OBJECTIVE: Look through the data below. Pick out the lines holding the string "this".

── LISTING ──

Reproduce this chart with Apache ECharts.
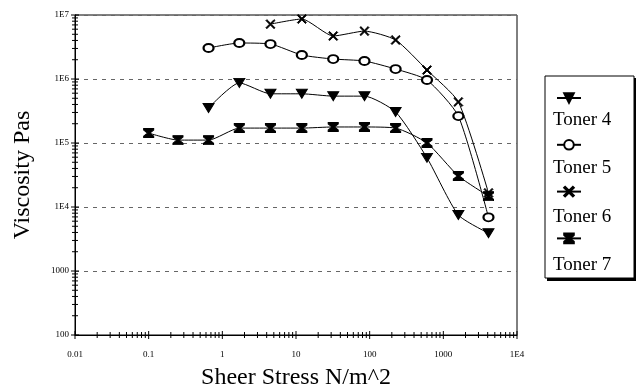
<!DOCTYPE html>
<html>
<head>
<meta charset="utf-8">
<script src="https://cdn.jsdelivr.net/npm/echarts@6/dist/echarts.min.js"></script>
<style>html,body{margin:0;padding:0;background:#fff;}#c{width:636px;height:391px;}</style>
</head>
<body>
<div id="c"></div>
<script>
// ---- data ----
const seriesNames = ['Toner 4', 'Toner 5', 'Toner 6', 'Toner 7'];
const toner4X = [0.65, 1.7, 4.5, 12, 32, 85, 225, 600, 1600, 4100];
const toner4Y = [352000, 870000, 587000, 587000, 540000, 540000, 305000, 58600, 7500, 3900];
const toner5X = [0.65, 1.7, 4.5, 12, 32, 85, 225, 600, 1600, 4100];
const toner5Y = [3050000, 3650000, 3520000, 2370000, 2050000, 1910000, 1430000, 964000, 263000, 6900];
const toner6X = [4.5, 12, 32, 85, 225, 600, 1600, 4100];
const toner6Y = [7200000, 8660000, 4700000, 5600000, 4070000, 1380000, 438000, 16600];
const toner7X = [0.1, 0.25, 0.65, 1.7, 4.5, 12, 32, 85, 225, 600, 1600, 4100];
const toner7Y = [143000, 111000, 111000, 171000, 171000, 171000, 178000, 178000, 171000, 100000, 30500, 14800];
const xTickLabels = ['0.01', '0.1', '1', '10', '100', '1000', '1E4'];
const yTickLabels = ['100', '1000', '1E4', '1E5', '1E6', '1E7'];
const xDecades = [0.01, 0.1, 1, 10, 100, 1000, 10000];
const yDecades = [100, 1000, 10000, 100000, 1000000, 10000000];
const minorMultipliers = [2, 3, 4, 5, 6, 7, 8, 9];

const pair = (xs, ys) => xs.map((x, i) => [x, ys[i]]);
const SERIF = '"Liberation Serif", "DejaVu Serif", serif';

const xTicks = [];
xDecades.forEach((d, i) => {
  xTicks.push([d, 1]);
  if (i < xDecades.length - 1) minorMultipliers.forEach(m => xTicks.push([d * m, 0]));
});
const yTicks = [];
yDecades.forEach((d, i) => {
  yTicks.push([d, 1]);
  if (i < yDecades.length - 1) minorMultipliers.forEach(m => yTicks.push([d * m, 0]));
});
const tickData = xTicks.map(t => [t[0], 100, 0, t[1]]).concat(yTicks.map(t => [0.01, t[0], 1, t[1]]));

const symTri = 'triangle';
const symX = 'path://M0,1 L1,0 L5,4 L9,0 L10,1 L6,5 L10,9 L9,10 L5,6 L1,10 L0,9 L4,5 Z';
const symHour = 'path://M0,0 L10,0 L10,1.6 L6.2,5 L10,8.4 L10,10 L0,10 L0,8.4 L3.8,5 L0,1.6 Z';

function lineSeries(name, data, symbol, size, extra) {
  return Object.assign({
    name: name, type: 'line', data: data, symbol: symbol, symbolSize: size,
    smooth: 0.2, showSymbol: true,
    lineStyle: { color: '#000', width: 1 },
    itemStyle: { color: '#000', borderColor: '#000', borderWidth: 1 },
    z: 3
  }, extra || {});
}

const chart = echarts.init(document.getElementById('c'));
chart.setOption({
  animation: false,
  backgroundColor: '#fff',
  grid: { left: 75, right: 119, top: 15, bottom: 56, show: true, borderColor: '#000', borderWidth: 1, outerBoundsMode: 'none', containLabel: false },
  xAxis: {
    type: 'log', logBase: 10, min: 0.01, max: 10000,
    axisLine: { lineStyle: { color: '#000', width: 1 } },
    axisTick: { show: false },
    splitLine: { show: false },
    axisLabel: {
      color: '#000', fontFamily: SERIF, fontSize: 9, margin: 15,
      formatter: v => xTickLabels[Math.round(Math.log10(v)) + 2]
    },
    name: 'Sheer Stress N/m^2', nameLocation: 'middle', nameGap: 31,
    nameTextStyle: { color: '#000', fontFamily: SERIF, fontSize: 24 }
  },
  yAxis: {
    type: 'log', logBase: 10, min: 100, max: 10000000,
    axisLine: { lineStyle: { color: '#000', width: 1 } },
    axisTick: { show: false },
    splitLine: { show: true, lineStyle: { color: '#666', type: [4, 5], width: 1 } },
    axisLabel: {
      color: '#000', fontFamily: SERIF, fontSize: 9, margin: 6,
      formatter: v => yTickLabels[Math.round(Math.log10(v)) - 2]
    },
    name: 'Viscosity Pas', nameLocation: 'middle', nameGap: 40,
    nameTextStyle: { color: '#000', fontFamily: SERIF, fontSize: 24 }
  },
  legend: {
    orient: 'vertical', left: 551, top: 87,
    itemWidth: 24, itemHeight: 12, itemGap: 35,
    data: seriesNames,
    formatter: () => '',
    textStyle: { fontSize: 1 },
    inactiveColor: '#000'
  },
  graphic: [
    { type: 'rect', shape: { x: 547, y: 78, width: 90, height: 203 }, style: { fill: '#000' }, z: 0 },
    { type: 'rect', shape: { x: 545, y: 76, width: 89, height: 202 }, style: { fill: '#fff', stroke: '#000', lineWidth: 1 }, z: 1 },
    { type: 'text', left: 553, top: 111, style: { text: 'Toner 4', font: '19px ' + SERIF, fill: '#000' }, z: 5 },
    { type: 'text', left: 553, top: 159, style: { text: 'Toner 5', font: '19px ' + SERIF, fill: '#000' }, z: 5 },
    { type: 'text', left: 553, top: 208, style: { text: 'Toner 6', font: '19px ' + SERIF, fill: '#000' }, z: 5 },
    { type: 'text', left: 553, top: 256, style: { text: 'Toner 7', font: '19px ' + SERIF, fill: '#000' }, z: 5 }
  ],
  series: [
    lineSeries('Toner 4', pair(toner4X, toner4Y), symTri, [11, 9], { symbolRotate: 180 }),
    lineSeries('Toner 5', pair(toner5X, toner5Y), 'emptyCircle', [10, 8]),
    lineSeries('Toner 6', pair(toner6X, toner6Y), symX, 9),
    lineSeries('Toner 7', pair(toner7X, toner7Y), symHour, [10, 9]),
    {
      type: 'custom', silent: true, z: 4,
      data: tickData,
      renderItem: function (params, api) {
        const p = api.coord([api.value(0), api.value(1)]);
        const horizAxis = api.value(2) === 0;
        const len = api.value(3) === 1 ? 4 : 3;
        const shape = horizAxis
          ? { x1: p[0], y1: p[1] - len, x2: p[0], y2: p[1] + len }
          : { x1: p[0] - len, y1: p[1], x2: p[0] + len, y2: p[1] };
        return { type: 'line', shape: shape, style: { stroke: '#000', lineWidth: 1 } };
      }
    }
  ]
});
</script>
</body>
</html>
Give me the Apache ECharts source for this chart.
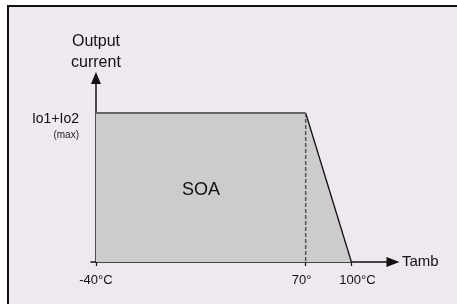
<!DOCTYPE html>
<html>
<head>
<meta charset="utf-8">
<script src="https://cdn.jsdelivr.net/npm/echarts@6/dist/echarts.min.js"></script>
<style>
  html, body { margin: 0; padding: 0; background: #ffffff; }
  #frame {
    position: absolute; left: 7px; top: 5px; width: 460px; height: 310px;
    border-top: 2px solid #111; border-left: 2px solid #111; background: #efe8ef;
  }
  #chart { position: absolute; left: 0; top: 0; width: 457px; height: 304px; }
</style>
</head>
<body>
<div id="frame"></div>
<div id="chart"></div>
<script>
// temperature axis of the schematic is not to scale: labels + where they sit on it
var tempLabels = ['-40°C', '70°', '100°C'];
var tempPos = [0, 110, 134];

// output current, normalised to Io1+Io2 (max)
var currentLevels = [0, 1];
var currentLabel = 'Io1+Io2';

// SOA outline: flat up to the derating point, then down to zero
var soaX = [tempPos[0], tempPos[1], tempPos[2]];
var soaY = [currentLevels[1], currentLevels[1], currentLevels[0]];

var font = 'Liberation Sans, Arial, sans-serif';

var chart = echarts.init(document.getElementById('chart'));

var areaData = soaX.map(function (x, i) { return [x, soaY[i]]; });

chart.setOption({
  animation: false,
  grid: { left: 91, right: 64, top: 78, bottom: 42 },
  xAxis: {
    type: 'value',
    min: -2.6,
    max: 155.8,
    name: 'Tamb',
    nameLocation: 'end',
    nameGap: 9,
    nameTextStyle: { fontFamily: font, fontSize: 15, color: '#111', padding: [9, 0, 0, 0] },
    splitLine: { show: false },
    axisLine: {
      show: true,
      symbol: ['none', 'triangle'],
      symbolSize: [10, 13],
      lineStyle: { color: '#111', width: 1.5 }
    },
    axisTick: { show: true, customValues: tempPos, length: 4, lineStyle: { color: '#111', width: 1.2 } },
    axisLabel: {
      customValues: tempPos,
      margin: 12,
      fontFamily: font,
      fontSize: 13,
      color: '#111',
      formatter: function (v) {
        var i = tempPos.indexOf(v);
        if (i === 1) return '{l|' + tempLabels[i] + '}';
        if (i === 2) return '{r|' + tempLabels[i] + '}';
        return tempLabels[i];
      },
      rich: {
        l: { fontFamily: font, fontSize: 13, color: '#111', padding: [0, 8, 0, 0] },
        r: { fontFamily: font, fontSize: 13, color: '#111', padding: [0, 0, 0, 12] }
      }
    }
  },
  yAxis: {
    type: 'value',
    min: 0,
    max: 1.235,
    name: 'Output\ncurrent',
    nameLocation: 'end',
    nameGap: 5,
    nameTextStyle: { fontFamily: font, fontSize: 16, color: '#111', lineHeight: 21, align: 'center' },
    splitLine: { show: false },
    axisLine: {
      show: true,
      symbol: ['none', 'triangle'],
      symbolSize: [10, 12],
      lineStyle: { color: '#111', width: 1.5 }
    },
    axisTick: { show: false },
    axisLabel: {
      customValues: [currentLevels[1]],
      margin: 12,
      verticalAlign: 'top',
      formatter: function () { return '{a|' + currentLabel + '}\n{b|(max)}'; },
      rich: {
        a: { fontFamily: font, fontSize: 14, color: '#111', lineHeight: 12, align: 'right' },
        b: { fontFamily: font, fontSize: 10, color: '#222', lineHeight: 20, align: 'right' }
      }
    }
  },
  series: [
    {
      type: 'line',
      data: areaData,
      symbol: 'none',
      lineStyle: { width: 0 },
      areaStyle: { color: '#cdcbcd', opacity: 1 },
      z: 1
    },
    {
      type: 'line',
      data: areaData.slice(0, 2),
      symbol: 'none',
      lineStyle: { color: '#666', width: 2 },
      z: 3
    },
    {
      type: 'line',
      data: areaData.slice(1, 3),
      symbol: 'none',
      lineStyle: { color: '#111', width: 1.3 },
      z: 3
    },
    {
      type: 'line',
      data: [[tempPos[1], currentLevels[1]], [tempPos[1], currentLevels[0]]],
      symbol: 'none',
      lineStyle: { color: '#555', width: 1.5, type: [4, 2] },
      z: 3
    }
  ],
  graphic: [
    {
      type: 'text',
      left: 182,
      top: 181,
      style: { text: 'SOA', fontFamily: font, fontSize: 18, fill: '#111' },
      z: 10
    }
  ]
});
</script>
</body>
</html>
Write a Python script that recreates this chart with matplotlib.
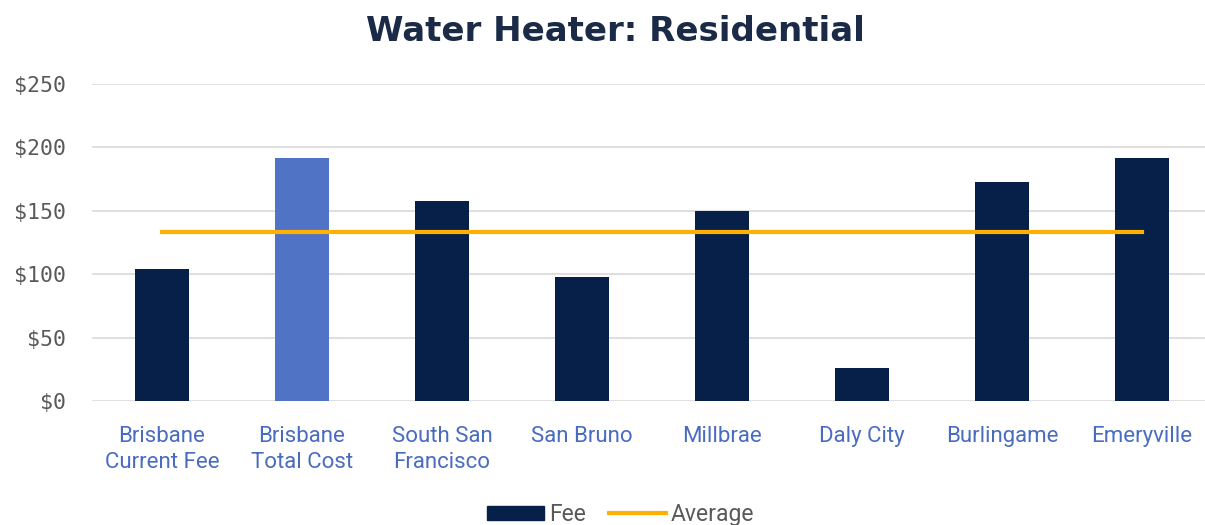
import matplotlib.pyplot as plt
from matplotlib.lines import Line2D
from matplotlib.patches import Patch
from matplotlib.ticker import FuncFormatter

categories = ["Brisbane\nCurrent Fee", "Brisbane\nTotal Cost", "South San\nFrancisco",
              "San Bruno", "Millbrae", "Daly City", "Burlingame", "Emeryville"]
fees = [104, 192, 158, 98, 150, 26, 173, 192]
average = 133
yticks = [0, 50, 100, 150, 200, 250]

NAVY = "#06204a"
LIGHT = "#5073c5"
ORANGE = "#ffb000"

fig = plt.figure(figsize=(12.05, 5.25), dpi=100)
ax = fig.add_axes([0.0764, 0.236, 0.9294, 0.604])

x = list(range(len(categories)))
colors = [LIGHT if i == 1 else NAVY for i in x]
ax.bar(x, fees, width=0.39, color=colors, zorder=2)
ax.plot([x[0], x[-1]], [average, average], color=ORANGE, lw=3, zorder=3)

ax.set_xlim(-0.5, len(categories) - 0.5)
ax.set_ylim(0, 250)
ax.set_yticks(yticks)
ax.yaxis.set_major_formatter(FuncFormatter(lambda v, p: f"${v:.0f}"))
ax.grid(axis="y", color="#d9d9d9", lw=1.2, zorder=0)
for s in ax.spines.values():
    s.set_visible(False)
ax.tick_params(length=0)
ax.tick_params(axis="y", pad=19)
ax.tick_params(axis="x", pad=18)

ax.set_xticks(x)
ax.set_xticklabels(categories, fontfamily="Roboto", fontsize=16, color="#4a6cc0",
                   linespacing=1.32)
for lab in ax.get_yticklabels():
    lab.set_fontfamily("DejaVu Sans Mono")
    lab.set_fontsize(15.5)
    lab.set_color("#595959")

fig.text(0.511, 0.94, "Water Heater: Residential", ha="center", va="center",
         fontsize=24.5, fontweight="bold", fontfamily="DejaVu Sans", color="#1b2a47")

handles = [Patch(color=NAVY, label="Fee"),
           Line2D([0], [0], color=ORANGE, lw=3, label="Average")]
fig.legend(handles=handles, loc="center", bbox_to_anchor=(0.515, 0.02), ncol=2,
           frameon=False, prop={"family": "Roboto", "size": 16.5}, labelcolor="#595959",
           handlelength=2.5, handleheight=0.55, columnspacing=1.0, handletextpad=0.2)

fig.savefig("out.png", dpi=100)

───

CORRECT RESPONSE:
Reproduce this chart with Apache ECharts.
Give me the Apache ECharts source for this chart.
Write a Python script that recreates this chart with matplotlib.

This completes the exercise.